Appendix D. Filesystem Performance Benchmarks
You have a myriad of choices to make when installing and configuring Squid, especially when it comes to the way Squid stores files on disk. Back in Chapter 8, I talked about the various filesystems and storage schemes. Here, I’ll provide some hard data on their relative performance.
These tests were done with Web Polygraph, a freely available, high-performance tool for benchmarking HTTP intermediaries (http://www.web-polygraph.org/). Over the course of many months, I ran approximately 40 different tests on 5 different operating systems.
The Benchmark Environment
The primary purpose of these benchmarks is to provide a number of measurements that allow you to compare different Squid configurations and features.

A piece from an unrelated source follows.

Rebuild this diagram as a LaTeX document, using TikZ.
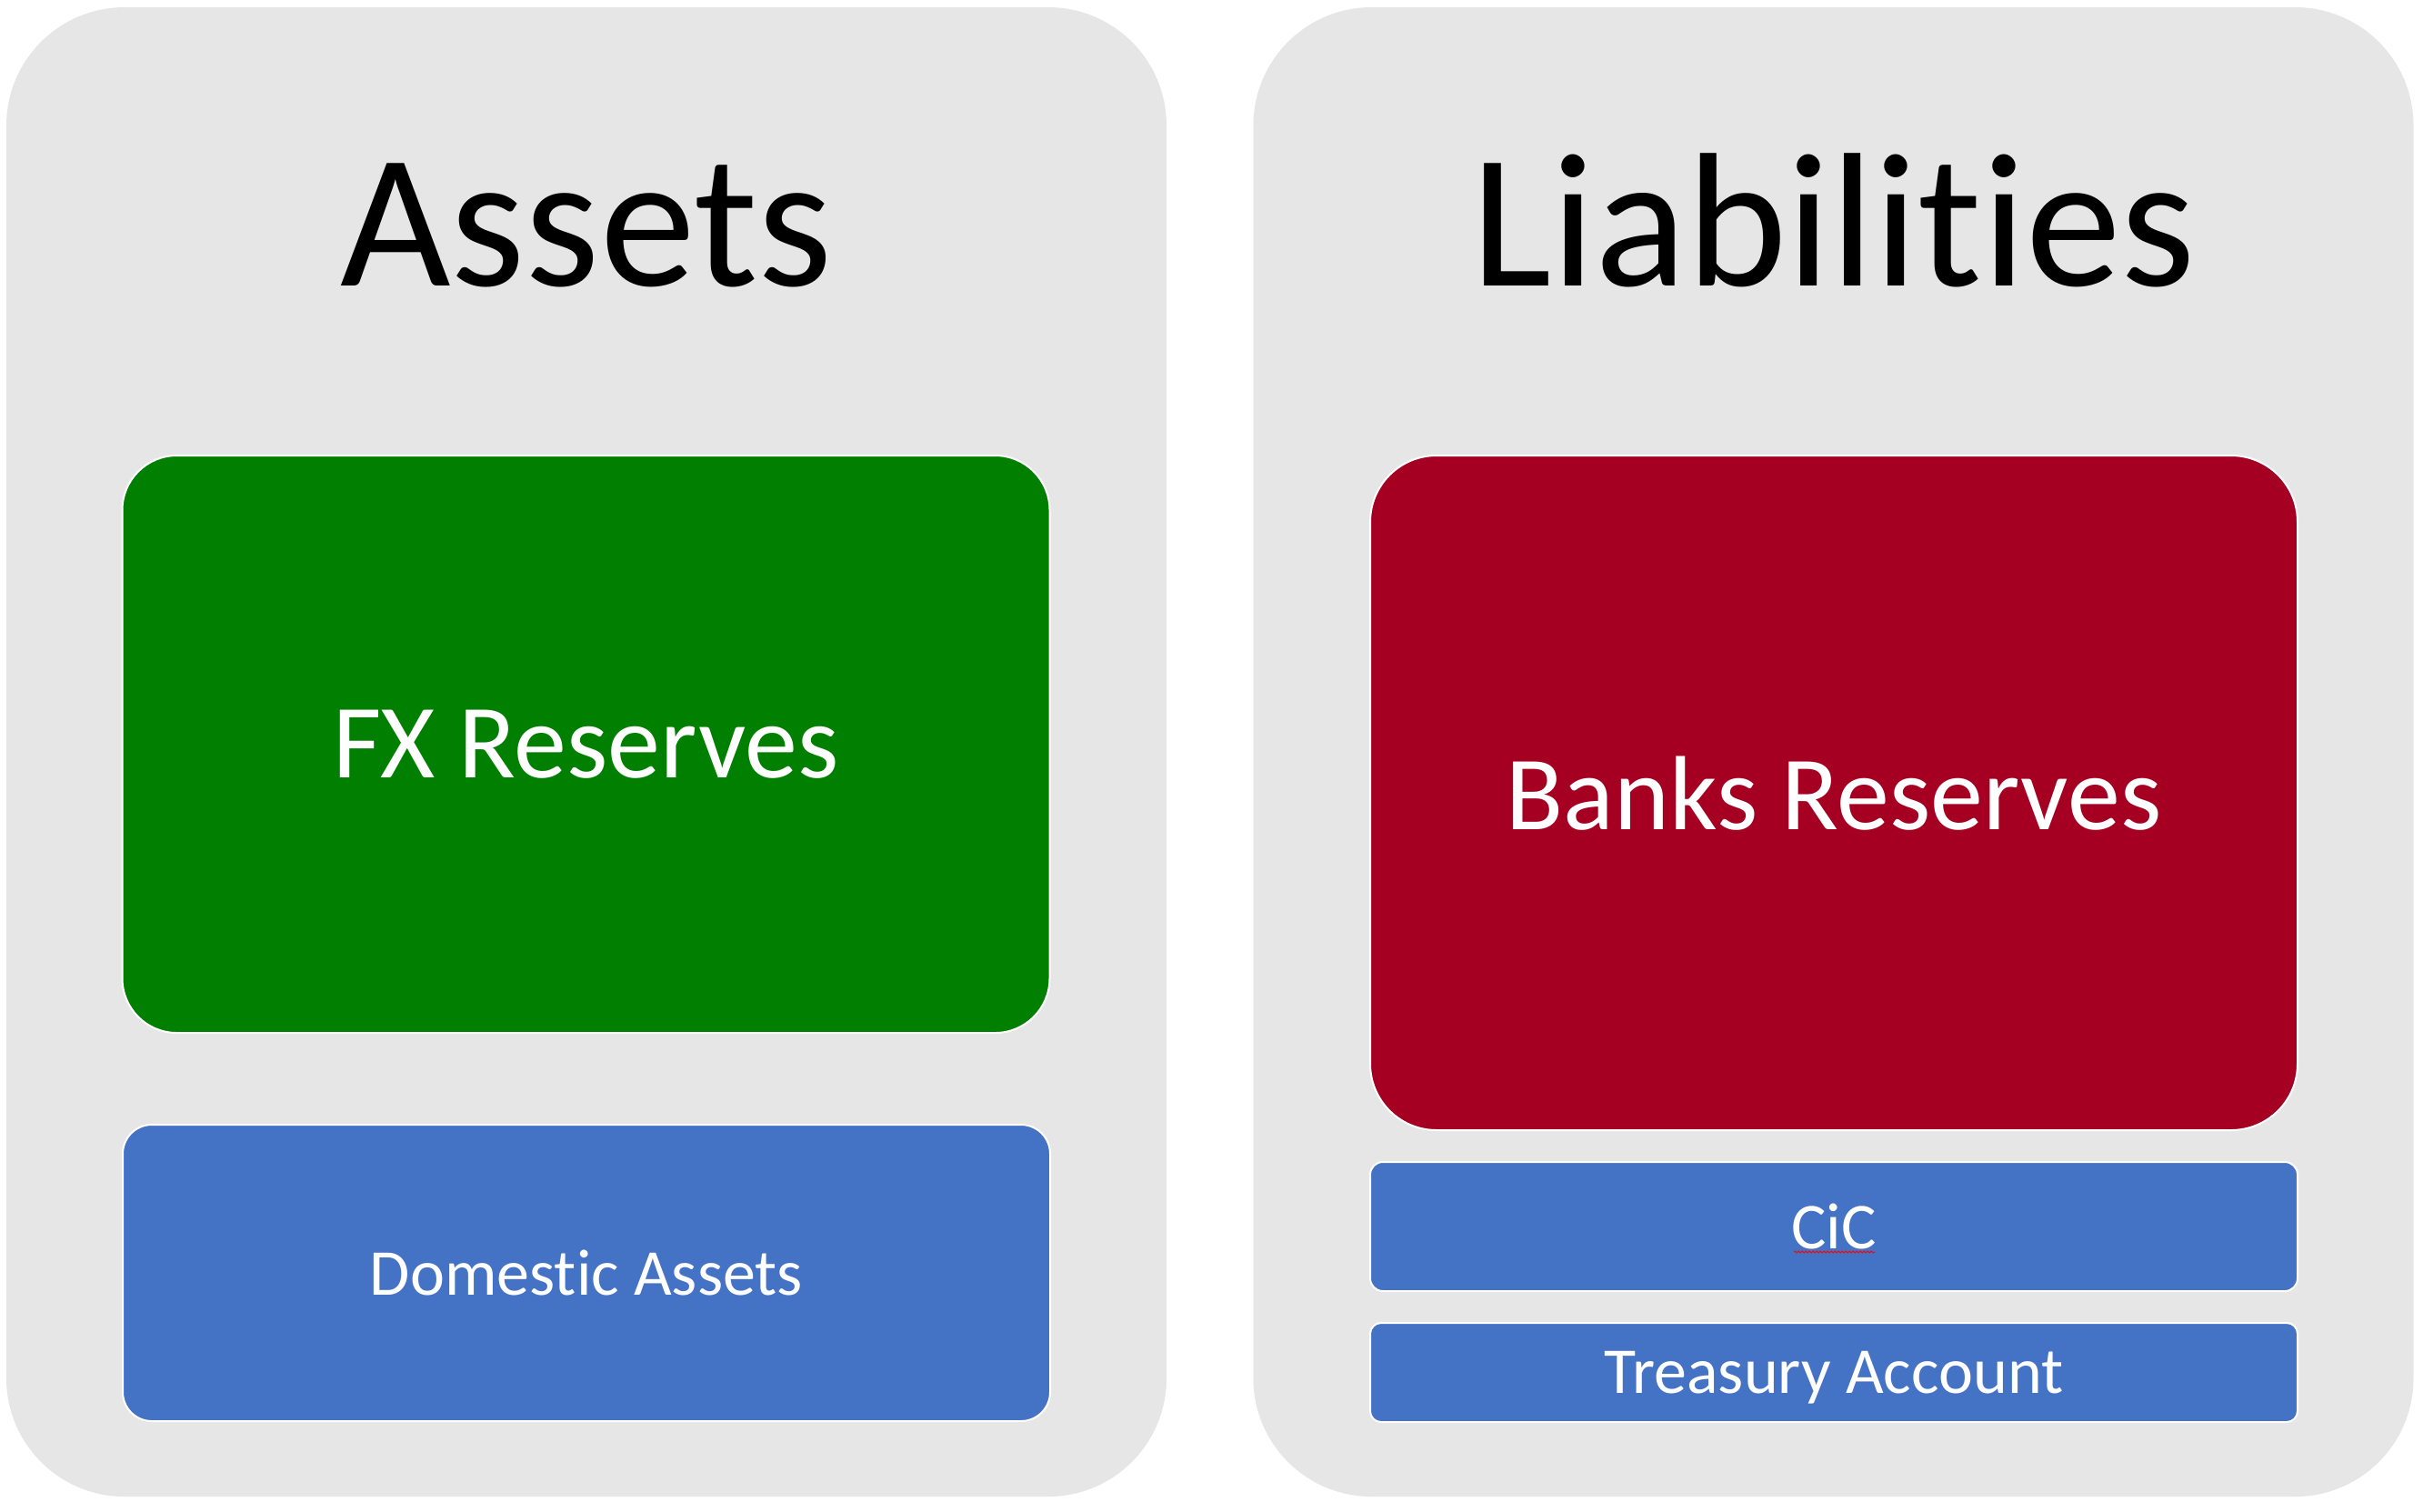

In order to produce comparable results, I’ve taken care to minimize any differences between systems being tested.
Hardware for Squid
I used five identical computer systems—one for each of the following operating systems: FreeBSD, Linux, NetBSD, OpenBSD, and Solaris. The boxes are IBM Netfinity servers with one 500-MHz PIII CPU, 1 GB of RAM, an Intel fast-Ethernet NIC, and three 8-GB disk SCSI drives. I realize that these aren’t particularly powerful machines by today’s standards, but they are good enough for these tests. Anyway, it is more important that they be identical than powerful.
The requirement to use identical hardware means that I can’t generate comparable results for other hardware platforms, such as Sun, Digital/Compaq/HP, ...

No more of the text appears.